Особенно важно для развития католичества в России «воспользоваться» большим культурным влиянием, которое начиная с эпохи Людовика XIV, а особенно со времен Наполеона I имела в России Франция. Для достижения этой цели уместно, чтобы издания вроде Journal des Debats или Revue des Deux Mondes, весьма распространенные в России, прониклись «католическим духом», другие же (такие как L'Ami de la Religion, Le Correspondant или L'Univers), прекратили нападать на Российскую империю. В первую очередь было необходимо основать специальное французское издание наподобие Civiltà Cattolica, целью которого было бы «просвещать русских, ни в чем их не задевая и никогда не произнося ненавистное им слово раскольничий (которое надлежит заменить наименованиями греческий или православный)». С этого момента Гагарин решил поручить это дело авторитетному журналу, который потом станет называться Etudes.

Общей целью этой огромной публицистической работы должно было стать доказательство того, что русские «были некогда едины с нашей церковью и что Римская церковь ни в чем не отклонилась от традиции раннехристианской церкви». То же самое необходимо было доказывать и среди других славянских народов, опираясь на всевозможные матицы (большие научно-издательские организации, поддерживавшие национальное возрождение и продолжающие свою деятельность до сих пор) и используя славянские языки. Так, нужно было создавать миссии в Загребе и Белграде, в Валахии и других местах, опираясь на Францию и Австрию и исключив лишь Триест, поскольку он «слишком итальянский и торгашеский», и Будапешт — «слишком мадьярский». Наконец, по вопросам отдельных регионов и наций Южной Славии было необходимо консультироваться с национальными и религиозными деятелями: с Юраем Гауликом, архиепископом Загребским (с 1856 года — кардинал); с Йосипом Елачичем, губернатором (баном) Хорватии; с Андрией Торкватом Брличем, который был послом в Париже в 1848 — 1849 годах, оставаясь заметной фигурой

в политической жизни Хорватии; с Людевитом Гаем (1801 — 1859), который, следуя принципам политико-культурной доктрины иллиризма, стремился объединять сербов, хор­ватов и словенцев и поддерживать добрые отношения с городом Сремские Карловцы — с патриархом венгерских сербов Йосипом Раячичем (1785 — 1861). Одной миссией в Праге уже управляли чехи, а другим миссиям следовало бы распространить свою деятельность и на Польшу, не забывая и о сорбах (лужицких сербах): «их национальная изоляция облегчит обращение»[147].

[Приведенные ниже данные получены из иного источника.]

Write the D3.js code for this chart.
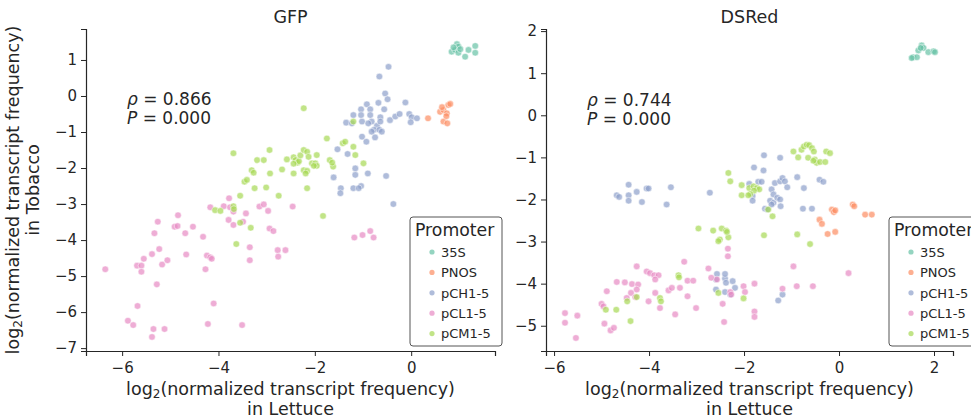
<!DOCTYPE html>
<html>
<head>
<meta charset="utf-8">
<script src="https://cdn.jsdelivr.net/npm/d3@7"></script>
<style>
  body { margin: 0; background: white; }
  text { font-family: "DejaVu Sans", sans-serif; fill: #262626; }
</style>
</head>
<body>
<div id="chart"></div>
<script>
// promoters and palette (seaborn Set2)
const promoters = ["35S", "PNOS", "pCH1-5", "pCL1-5", "pCM1-5"]
const colors = ["#66c2a5", "#fc8d62", "#8da0cb", "#e78ac3", "#a6d854"]

// GFP panel, [lettuce, tobacco]
const gfp35S = [[0.95,1.44],[0.98,1.37],[0.84,1.23],[0.91,1.28],[0.98,1.20],[1.12,1.09],[1.19,1.28],[1.33,1.39],[1.33,1.20],[0.88,1.35],[1.02,1.30]]
const gfpPNOS = [[0.35,-0.62],[0.60,-0.44],[0.67,-0.39],[0.77,-0.25],[0.81,-0.22],[0.74,-0.48],[0.67,-0.71],[0.75,-0.76],[0.64,-0.31],[0.73,-0.56]]
const gfpPCH = [[-0.47,0.81],[-0.66,0.54],[-0.54,0.07],[-0.49,-0.09],[-0.68,-0.19],[-0.92,-0.23],[-0.85,-0.37],[-1.04,-0.37],[-1.20,-0.53],[-1.04,-0.53],[-0.85,-0.53],[-0.64,-0.59],[-0.56,-0.37],[-1.35,-0.74],[-1.23,-0.76],[-1.02,-0.71],[-0.82,-0.71],[-0.89,-0.76],[-0.71,-0.83],[-0.77,-0.94],[-0.66,-0.94],[-0.61,-0.99],[-0.82,-0.99],[-0.64,-0.71],[-0.44,-0.67],[-0.33,-0.57],[-0.24,-0.50],[-0.12,-0.18],[-0.04,-0.50],[0.01,-0.59],[-0.01,-0.73],[0.12,-0.62],[-1.02,-1.13],[-0.93,-1.27],[-0.75,-1.15],[-1.53,-1.48],[-1.32,-1.61],[-1.16,-2.01],[-1.16,-2.19],[-1.61,-2.26],[-0.90,-2.15],[-0.52,-2.22],[-1.46,-2.56],[-1.47,-2.70],[-1.20,-2.56],[-1.04,-2.50],[-1.09,-2.56],[-0.37,-3.0]]
const gfpPCL = [[-6.35,-4.81],[-5.88,-6.24],[-5.77,-6.36],[-5.68,-5.83],[-5.69,-4.71],[-5.60,-4.71],[-5.60,-4.88],[-5.55,-4.52],[-5.38,-4.39],[-5.33,-3.81],[-5.26,-3.49],[-5.23,-4.25],[-5.28,-5.23],[-5.17,-4.68],[-5.06,-4.56],[-5.35,-6.47],[-5.38,-6.69],[-5.12,-6.47],[-4.91,-3.63],[-4.85,-3.61],[-4.84,-3.31],[-4.69,-3.81],[-4.67,-4.40],[-4.53,-3.63],[-4.32,-3.91],[-4.27,-4.81],[-4.24,-4.43],[-4.17,-4.48],[-4.14,-4.52],[-4.10,-5.76],[-4.22,-6.33],[-4.17,-3.09],[-3.89,-3.06],[-3.78,-2.84],[-3.79,-3.44],[-3.76,-3.09],[-3.69,-3.21],[-3.69,-3.58],[-3.49,-3.49],[-3.43,-3.26],[-3.35,-4.20],[-3.35,-4.56],[-3.51,-6.36],[-3.15,-3.07],[-3.06,-3.01],[-2.97,-3.19],[-2.94,-3.68],[-2.86,-3.75],[-2.77,-4.28],[-2.76,-4.46],[-2.61,-4.28],[-2.46,-3.07],[-1.18,-3.93],[-1.01,-3.86],[-0.85,-3.75],[-0.78,-3.93]]
const gfpPCM = [[-2.23,-0.34],[-1.20,-0.71],[-1.75,-1.18],[-1.42,-1.31],[-1.37,-1.27],[-1.20,-1.41],[-1.16,-1.64],[-0.99,-1.87],[-3.69,-1.59],[-2.94,-1.50],[-3.20,-1.78],[-3.06,-1.78],[-3.31,-2.06],[-3.27,-2.13],[-2.93,-2.15],[-2.68,-2.04],[-2.58,-1.76],[-2.44,-1.70],[-2.40,-1.78],[-2.36,-1.85],[-2.33,-1.81],[-2.44,-1.88],[-2.30,-1.65],[-2.23,-1.50],[-2.16,-1.55],[-2.13,-1.69],[-2.06,-1.87],[-1.99,-1.87],[-1.96,-1.94],[-2.02,-1.94],[-2.23,-2.06],[-2.16,-2.08],[-2.19,-2.15],[-2.44,-2.15],[-1.96,-1.64],[-1.69,-1.78],[-1.62,-1.96],[-1.64,-1.85],[-2.16,-2.56],[-3.46,-2.38],[-3.41,-2.33],[-3.25,-2.56],[-3.01,-2.54],[-2.75,-2.77],[-3.55,-2.77],[-3.69,-3.06],[-3.68,-3.14],[-4.07,-3.17],[-3.96,-3.19],[-3.55,-3.52],[-3.33,-3.66],[-3.63,-4.11],[-1.83,-3.33]]

// DSRed panel
const dsr35S = [[1.56,1.38],[1.64,1.38],[1.53,1.36],[1.67,1.54],[1.74,1.66],[1.78,1.60],[1.88,1.50],[1.99,1.52],[2.02,1.50],[1.72,1.60]]
const dsrPNOS = [[-0.15,-2.24],[-0.11,-2.30],[-0.08,-2.26],[0.29,-2.12],[0.32,-2.16],[0.55,-2.36],[0.69,-2.36],[-0.41,-2.48],[-0.36,-2.58],[-0.24,-2.82],[-0.08,-2.77]]
const dsrPCH = [[-1.58,-0.95],[-1.24,-1.01],[-1.79,-1.24],[-1.59,-1.31],[-2.72,-1.84],[-1.89,-1.63],[-1.70,-1.58],[-1.63,-1.58],[-1.82,-1.92],[-1.82,-2.03],[-1.42,-1.76],[-1.38,-1.88],[-1.45,-2.03],[-1.38,-2.08],[-1.30,-1.96],[-1.24,-2.00],[-1.42,-2.12],[-1.56,-2.22],[-1.51,-2.24],[-1.35,-1.61],[-1.24,-1.57],[-1.19,-1.49],[-1.14,-1.57],[-1.09,-1.71],[-1.23,-2.16],[-0.88,-1.47],[-0.74,-1.73],[-0.76,-2.22],[-0.57,-2.22],[-0.41,-1.53],[-0.33,-1.58],[-4.68,-1.90],[-4.63,-1.94],[-4.43,-1.65],[-4.43,-1.90],[-4.43,-2.03],[-4.26,-1.82],[-4.15,-2.06],[-4.05,-1.74],[-4.01,-1.74],[-3.63,-2.12],[-3.54,-1.71],[-2.59,-3.90],[-2.59,-4.14],[-2.40,-3.88],[-2.38,-3.98],[-2.24,-3.94],[-2.19,-4.10],[-2.40,-4.20],[-2.29,-4.26],[-2.57,-3.77],[-2.40,-3.77],[-1.28,-4.40],[-1.19,-4.26]]
const dsrPCL = [[-5.77,-4.70],[-5.77,-4.93],[-5.51,-4.76],[-5.54,-5.29],[-5.00,-4.48],[-4.96,-4.54],[-4.94,-4.95],[-4.81,-5.11],[-4.74,-5.05],[-4.89,-4.18],[-4.68,-3.96],[-4.51,-3.97],[-4.36,-4.01],[-4.23,-4.02],[-4.26,-4.14],[-4.38,-4.22],[-4.29,-4.32],[-4.47,-4.34],[-4.26,-3.59],[-4.05,-3.71],[-3.98,-3.75],[-3.89,-3.80],[-3.80,-3.80],[-3.87,-3.90],[-4.01,-4.42],[-3.87,-4.22],[-3.77,-4.58],[-3.59,-4.16],[-3.52,-4.10],[-3.35,-4.10],[-3.45,-4.73],[-3.19,-4.30],[-3.01,-4.58],[-3.26,-3.48],[-3.19,-3.93],[-3.07,-3.93],[-2.75,-3.64],[-2.69,-3.86],[-2.57,-3.90],[-2.45,-4.48],[-2.42,-4.91],[-2.29,-4.20],[-2.27,-4.26],[-2.34,-3.17],[-2.34,-3.35],[-2.01,-4.06],[-1.98,-4.20],[-1.78,-4.00],[-1.78,-4.66],[-1.78,-4.79],[-1.19,-4.12],[-0.96,-3.59],[-0.89,-4.06],[-0.55,-4.06],[0.20,-3.75]]
const dsrPCM = [[-0.96,-0.86],[-0.86,-1.00],[-0.79,-0.82],[-0.74,-0.74],[-0.68,-0.70],[-0.63,-0.71],[-0.57,-0.78],[-0.53,-0.86],[-0.65,-1.01],[-0.51,-1.05],[-0.47,-1.13],[-0.40,-1.11],[-0.29,-1.11],[-0.27,-0.86],[-0.19,-0.90],[-0.54,-1.08],[-2.33,-1.37],[-2.29,-1.57],[-2.05,-1.66],[-1.89,-1.73],[-1.80,-1.69],[-1.73,-1.73],[-1.68,-1.76],[-1.79,-1.79],[-1.87,-1.87],[-2.05,-1.90],[-1.91,-1.90],[-1.49,-2.24],[-1.40,-2.40],[-1.58,-2.85],[-0.88,-2.83],[-0.61,-3.06],[-2.96,-2.69],[-2.65,-2.74],[-2.47,-2.69],[-2.38,-2.74],[-2.33,-2.90],[-2.51,-2.95],[-2.54,-2.99],[-2.36,-2.77],[-4.91,-4.62],[-4.69,-4.62],[-4.39,-4.89],[-4.46,-4.42],[-4.26,-4.32],[-3.77,-4.34],[-3.75,-4.42],[-3.38,-3.80],[-3.37,-3.85],[-2.54,-4.22],[-2.01,-4.35]]

// ticks and stats
const gfpXTicks = [-6, -4, -2, 0]
const gfpYTicks = [1, 0, -1, -2, -3, -4, -5, -6, -7]
const dsrXTicks = [-6, -4, -2, 0, 2]
const dsrYTicks = [2, 1, 0, -1, -2, -3, -4, -5]
const rhoValues = ["0.866", "0.744"]
const pValues = ["0.000", "0.000"]

const W = 971, H = 419

let svg = d3.select("#chart").append("svg")
    .attr("width", W).attr("height", H)
    .style("background", "white")

let make = (opt) => {
    let x = d3.scaleLinear().domain(opt.xDomain).range([opt.left, opt.right])
    let y = d3.scaleLinear().domain(opt.yDomain).range([351, 29])
    let g = svg.append("g")

    // axes, despined
    let xAxis = g.append("g").attr("transform", "translate(0,351)")
        .call(d3.axisBottom(x).tickValues(opt.xTicks).tickSize(5).tickPadding(4)
            .tickFormat(d => d3.format("d")(d).replace("-", "\u2212")))
    let yAxis = g.append("g").attr("transform", `translate(${opt.left},0)`)
        .call(d3.axisLeft(y).tickValues(opt.yTicks).tickSize(5).tickPadding(4)
            .tickFormat(d => d3.format("d")(d).replace("-", "\u2212")))
    ;[xAxis, yAxis].forEach(a => {
        a.select(".domain").attr("stroke", "#262626").attr("stroke-width", 1.2)
        a.selectAll(".tick line").attr("stroke", "#262626").attr("stroke-width", 1)
        a.selectAll(".tick text").attr("font-size", 15).attr("fill", "#262626")
            .style("font-family", "DejaVu Sans")
    })
    xAxis.selectAll(".tick text").attr("dy", "0.85em")

    // points
    opt.series.forEach((s, i) => {
        g.append("g").selectAll("circle").data(s).enter().append("circle")
            .attr("cx", d => x(d[0]))
            .attr("cy", d => y(d[1]))
            .attr("r", 3.3)
            .attr("fill", colors[i])
            .attr("fill-opacity", 0.7)
            .attr("stroke", "white")
            .attr("stroke-width", 0.5)
    })

    // title
    g.append("text").attr("x", (opt.left + opt.right) / 2).attr("y", 23)
        .attr("text-anchor", "middle").attr("font-size", 17.5).text(opt.title)

    // x label, two lines
    let cx = (opt.left + opt.right) / 2
    let xl = g.append("text").attr("x", cx).attr("y", 395)
        .attr("text-anchor", "middle").attr("font-size", 17.5)
    xl.append("tspan").text("log")
    xl.append("tspan").attr("font-size", 12).attr("dy", 3).text("2")
    xl.append("tspan").attr("dy", -3).text("(normalized transcript frequency)")
    g.append("text").attr("x", cx).attr("y", 415)
        .attr("text-anchor", "middle").attr("font-size", 17.5).text("in Lettuce")

    // y label
    if (opt.yLabel) {
        let yl = g.append("text").attr("transform", "translate(19,190) rotate(-90)")
            .attr("text-anchor", "middle").attr("font-size", 17.5)
        yl.append("tspan").text("log")
        yl.append("tspan").attr("font-size", 12).attr("dy", 3).text("2")
        yl.append("tspan").attr("dy", -3).text("(normalized transcript frequency)")
        g.append("text").attr("transform", "translate(39,190) rotate(-90)")
            .attr("text-anchor", "middle").attr("font-size", 17.5).text("in Tobacco")
    }

    // correlation text
    let t1 = g.append("text").attr("x", opt.annX).attr("y", opt.annY).attr("font-size", 17)
    t1.append("tspan").attr("font-style", "italic").text("\u03c1")
    t1.append("tspan").text(" = " + opt.rho)
    let t2 = g.append("text").attr("x", opt.annX).attr("y", opt.annY + 19).attr("font-size", 17)
    t2.append("tspan").attr("font-style", "italic").text("P")
    t2.append("tspan").text(" = " + opt.p)

    // legend (the right one runs off the page, as in the figure)
    let lg = g.append("g").attr("transform", `translate(${opt.legX},217)`)
    lg.append("rect").attr("width", 92).attr("height", 129).attr("rx", 3)
        .attr("fill", "white").attr("fill-opacity", 0.8)
        .attr("stroke", "#555").attr("stroke-width", 1)
    lg.append("text").attr("x", 5).attr("y", 19).attr("font-size", 17.3).text("Promoter")
    promoters.forEach((p, i) => {
        let yy = 35 + i * 20.4
        lg.append("circle").attr("cx", 22).attr("cy", yy).attr("r", 2.6)
            .attr("fill", colors[i]).attr("fill-opacity", 0.7)
        lg.append("text").attr("x", 31).attr("y", yy + 4.7).attr("font-size", 13).text(p)
    })
}

make({
    title: "GFP", left: 86, right: 495,
    xDomain: [-6.75, 1.74], yDomain: [-7.08, 1.86],
    xTicks: gfpXTicks, yTicks: gfpYTicks,
    series: [gfp35S, gfpPNOS, gfpPCH, gfpPCL, gfpPCM],
    rho: rhoValues[0], p: pValues[0], annX: 127, annY: 105,
    legX: 410, yLabel: true
})
make({
    title: "DSRed", left: 546, right: 953,
    xDomain: [-6.17, 2.4], yDomain: [-5.6, 2.05],
    xTicks: dsrXTicks, yTicks: dsrYTicks,
    series: [dsr35S, dsrPNOS, dsrPCH, dsrPCL, dsrPCM],
    rho: rhoValues[1], p: pValues[1], annX: 587, annY: 106,
    legX: 889, yLabel: false
})
</script>
</body>
</html>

Подобный план конкретных действий, который Гагарин еще и лично изложил в Риме новому генералу Бексу, получил одобрение последнего, который и сам благодаря опыту своей жизни в России и многочисленным деловым связям был хорошо знаком с «положением религии в России». 12 октября 1855 года через настоятеля Французской провинции Фредерика Стюдера Гагарин получает разрешение начать работу при содействии Ивана Мартынова, к которому позже присоединился и Балабин. Что касается средств, то здесь особых сложностей не предвиделось, поскольку все расходы должны были финансироваться из «пожизненной ренты, получаемой кн. Гагариным от своих родственников», из пожертвований и из средств, вырученных от продажи изданий, а «остальное обеспечит Божественное провидение»[148]. Таким образом, Гагарин, посвящая себя своему делу, мог рассчитывать на пожизненную ренту, которую платила Обществу его семья.

В соответствии с программой, одобренной о. Бексом, в Версале и Париже в 1856 году три русских иезуита основали общество L'Oeuvre de St. Cyrille et de St. Méthode (доел.: Дело свв. Кирилла и Мефодия; сами они его называли Кирилло-Мефодиевским обществом), а также одноименную библиотеку (до сих пор существующую в Медоне[149] под названием Славянская библиотекаBibliotheque slave) и альманах. Название выбрал лично Бекс, по его замыслу оно должно было указывать на стремление к единству, на связь со временами великих славянских просветителей, живших в эпоху не разделенной церкви. Вскоре стали появляться издания, имевшие двоякую цель: познакомить католиков с восточными церквами и православный мир — с Католической церковью. Очевидно, упрек в незнании Восточной церкви, прозвучавший в 1846 году на страницах Римских писем чиновника Святейшего Синода А. Н. Муравьева, не был забыт.

Как непосредственное продолжение L'Oeuvre de St. Cyrille et de St. Méthode в 1856 году появляется журнал Etudes de théologie, de philosophic et d'histoire (Богословские, философские и исторические исследования), который по замыслу Гагарина должен был публиковать главным образом статьи о России, прочие же публикации должны были «скрыть цель от глаз раскольников». Дела шли таким образом в течение трех или четырех лет, но в конце концов победило желание французских иезуитов иметь собственный журнал более широкой тематики. Уже в 1862 году, несмотря на протесты Гагарина, вновь высказанные еще через четыре года, характер Etudes изменился, хотя «версальские иезуиты» и продолжали писать в него статьи по русскому вопросу. Таким образом, журнал сохранил связь со своей первоначальной целью — примирение с отделенными христианами. Благодаря этому изданию, другим трудам и многосторонней деятельности Гагарина можно считать одним из самых заметных зачинателей современного экуменизма.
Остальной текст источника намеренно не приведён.